- [Task description] Pictures aside, quote the whole listing exactly.

- [Dataset section]
---

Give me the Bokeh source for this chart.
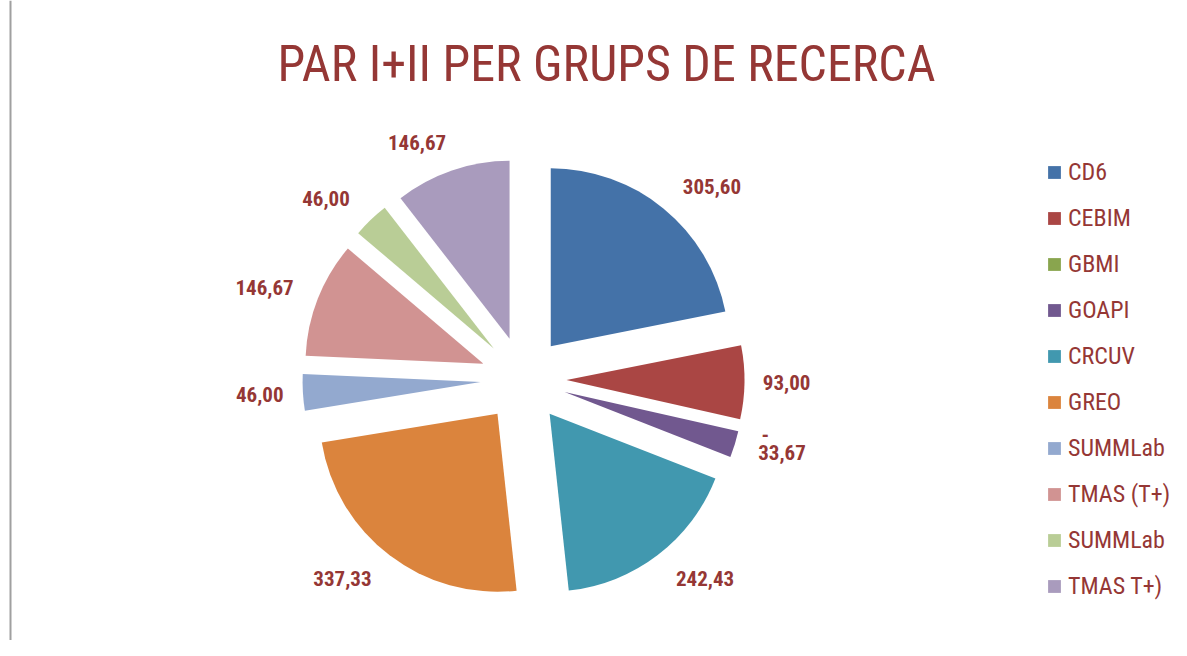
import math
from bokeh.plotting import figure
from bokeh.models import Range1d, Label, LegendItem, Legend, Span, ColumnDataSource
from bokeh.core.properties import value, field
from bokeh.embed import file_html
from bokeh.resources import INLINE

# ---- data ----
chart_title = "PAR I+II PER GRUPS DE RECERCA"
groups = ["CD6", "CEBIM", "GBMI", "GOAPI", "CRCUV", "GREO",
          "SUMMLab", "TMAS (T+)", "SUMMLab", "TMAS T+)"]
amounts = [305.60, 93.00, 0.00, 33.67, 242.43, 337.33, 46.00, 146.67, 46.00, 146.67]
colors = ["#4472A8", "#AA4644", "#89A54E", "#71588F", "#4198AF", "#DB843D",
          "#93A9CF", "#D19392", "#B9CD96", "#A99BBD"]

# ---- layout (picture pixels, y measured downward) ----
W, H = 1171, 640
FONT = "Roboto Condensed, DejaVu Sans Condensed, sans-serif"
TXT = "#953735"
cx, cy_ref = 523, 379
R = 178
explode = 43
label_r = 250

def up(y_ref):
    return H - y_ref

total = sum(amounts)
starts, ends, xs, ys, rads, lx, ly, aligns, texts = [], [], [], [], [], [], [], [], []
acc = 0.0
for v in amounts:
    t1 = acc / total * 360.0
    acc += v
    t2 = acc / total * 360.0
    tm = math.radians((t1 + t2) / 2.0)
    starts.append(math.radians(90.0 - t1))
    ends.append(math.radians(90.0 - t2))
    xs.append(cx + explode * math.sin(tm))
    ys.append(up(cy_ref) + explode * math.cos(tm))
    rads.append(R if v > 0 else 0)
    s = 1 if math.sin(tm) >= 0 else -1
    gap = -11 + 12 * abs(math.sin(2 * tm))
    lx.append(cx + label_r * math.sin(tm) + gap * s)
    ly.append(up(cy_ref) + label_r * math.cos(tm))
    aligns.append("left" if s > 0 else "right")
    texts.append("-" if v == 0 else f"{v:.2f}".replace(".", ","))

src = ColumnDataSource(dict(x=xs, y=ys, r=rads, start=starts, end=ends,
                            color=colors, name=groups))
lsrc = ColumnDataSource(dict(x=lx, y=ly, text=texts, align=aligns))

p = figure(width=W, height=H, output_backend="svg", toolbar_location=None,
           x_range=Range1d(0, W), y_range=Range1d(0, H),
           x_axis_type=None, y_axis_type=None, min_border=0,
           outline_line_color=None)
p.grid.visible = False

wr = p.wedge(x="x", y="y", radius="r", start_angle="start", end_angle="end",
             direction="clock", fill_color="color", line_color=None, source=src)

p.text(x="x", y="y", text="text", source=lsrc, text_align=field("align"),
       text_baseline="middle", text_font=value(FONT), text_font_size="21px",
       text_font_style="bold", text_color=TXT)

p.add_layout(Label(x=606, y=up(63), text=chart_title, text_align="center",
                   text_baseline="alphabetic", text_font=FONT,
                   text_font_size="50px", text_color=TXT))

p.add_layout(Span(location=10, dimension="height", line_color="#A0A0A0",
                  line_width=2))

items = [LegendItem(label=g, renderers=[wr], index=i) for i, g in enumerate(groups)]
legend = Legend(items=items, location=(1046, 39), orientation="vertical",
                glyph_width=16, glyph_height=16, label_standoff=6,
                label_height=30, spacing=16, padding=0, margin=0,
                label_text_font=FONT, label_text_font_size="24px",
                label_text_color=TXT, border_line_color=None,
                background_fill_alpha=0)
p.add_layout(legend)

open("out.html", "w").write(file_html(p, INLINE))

---

- [Result of the exercise]
Give me the Bokeh source for this chart.
import math
from bokeh.plotting import figure
from bokeh.models import Range1d, Label, LegendItem, Legend, Span, ColumnDataSource
from bokeh.core.properties import value, field
from bokeh.embed import file_html
from bokeh.resources import INLINE

# ---- data ----
chart_title = "PAR I+II PER GRUPS DE RECERCA"
groups = ["CD6", "CEBIM", "GBMI", "GOAPI", "CRCUV", "GREO",
          "SUMMLab", "TMAS (T+)", "SUMMLab", "TMAS T+)"]
amounts = [305.60, 93.00, 0.00, 33.67, 242.43, 337.33, 46.00, 146.67, 46.00, 146.67]
colors = ["#4472A8", "#AA4644", "#89A54E", "#71588F", "#4198AF", "#DB843D",
          "#93A9CF", "#D19392", "#B9CD96", "#A99BBD"]

# ---- layout (picture pixels, y measured downward) ----
W, H = 1171, 640
FONT = "Roboto Condensed, DejaVu Sans Condensed, sans-serif"
TXT = "#953735"
cx, cy_ref = 523, 379
R = 178
explode = 43
label_r = 250

def up(y_ref):
    return H - y_ref

total = sum(amounts)
starts, ends, xs, ys, rads, lx, ly, aligns, texts = [], [], [], [], [], [], [], [], []
acc = 0.0
for v in amounts:
    t1 = acc / total * 360.0
    acc += v
    t2 = acc / total * 360.0
    tm = math.radians((t1 + t2) / 2.0)
    starts.append(math.radians(90.0 - t1))
    ends.append(math.radians(90.0 - t2))
    xs.append(cx + explode * math.sin(tm))
    ys.append(up(cy_ref) + explode * math.cos(tm))
    rads.append(R if v > 0 else 0)
    s = 1 if math.sin(tm) >= 0 else -1
    gap = -11 + 12 * abs(math.sin(2 * tm))
    lx.append(cx + label_r * math.sin(tm) + gap * s)
    ly.append(up(cy_ref) + label_r * math.cos(tm))
    aligns.append("left" if s > 0 else "right")
    texts.append("-" if v == 0 else f"{v:.2f}".replace(".", ","))

src = ColumnDataSource(dict(x=xs, y=ys, r=rads, start=starts, end=ends,
                            color=colors, name=groups))
lsrc = ColumnDataSource(dict(x=lx, y=ly, text=texts, align=aligns))

p = figure(width=W, height=H, output_backend="svg", toolbar_location=None,
           x_range=Range1d(0, W), y_range=Range1d(0, H),
           x_axis_type=None, y_axis_type=None, min_border=0,
           outline_line_color=None)
p.grid.visible = False

wr = p.wedge(x="x", y="y", radius="r", start_angle="start", end_angle="end",
             direction="clock", fill_color="color", line_color=None, source=src)

p.text(x="x", y="y", text="text", source=lsrc, text_align=field("align"),
       text_baseline="middle", text_font=value(FONT), text_font_size="21px",
       text_font_style="bold", text_color=TXT)

p.add_layout(Label(x=606, y=up(63), text=chart_title, text_align="center",
                   text_baseline="alphabetic", text_font=FONT,
                   text_font_size="50px", text_color=TXT))

p.add_layout(Span(location=10, dimension="height", line_color="#A0A0A0",
                  line_width=2))

items = [LegendItem(label=g, renderers=[wr], index=i) for i, g in enumerate(groups)]
legend = Legend(items=items, location=(1046, 39), orientation="vertical",
                glyph_width=16, glyph_height=16, label_standoff=6,
                label_height=30, spacing=16, padding=0, margin=0,
                label_text_font=FONT, label_text_font_size="24px",
                label_text_color=TXT, border_line_color=None,
                background_fill_alpha=0)
p.add_layout(legend)

open("out.html", "w").write(file_html(p, INLINE))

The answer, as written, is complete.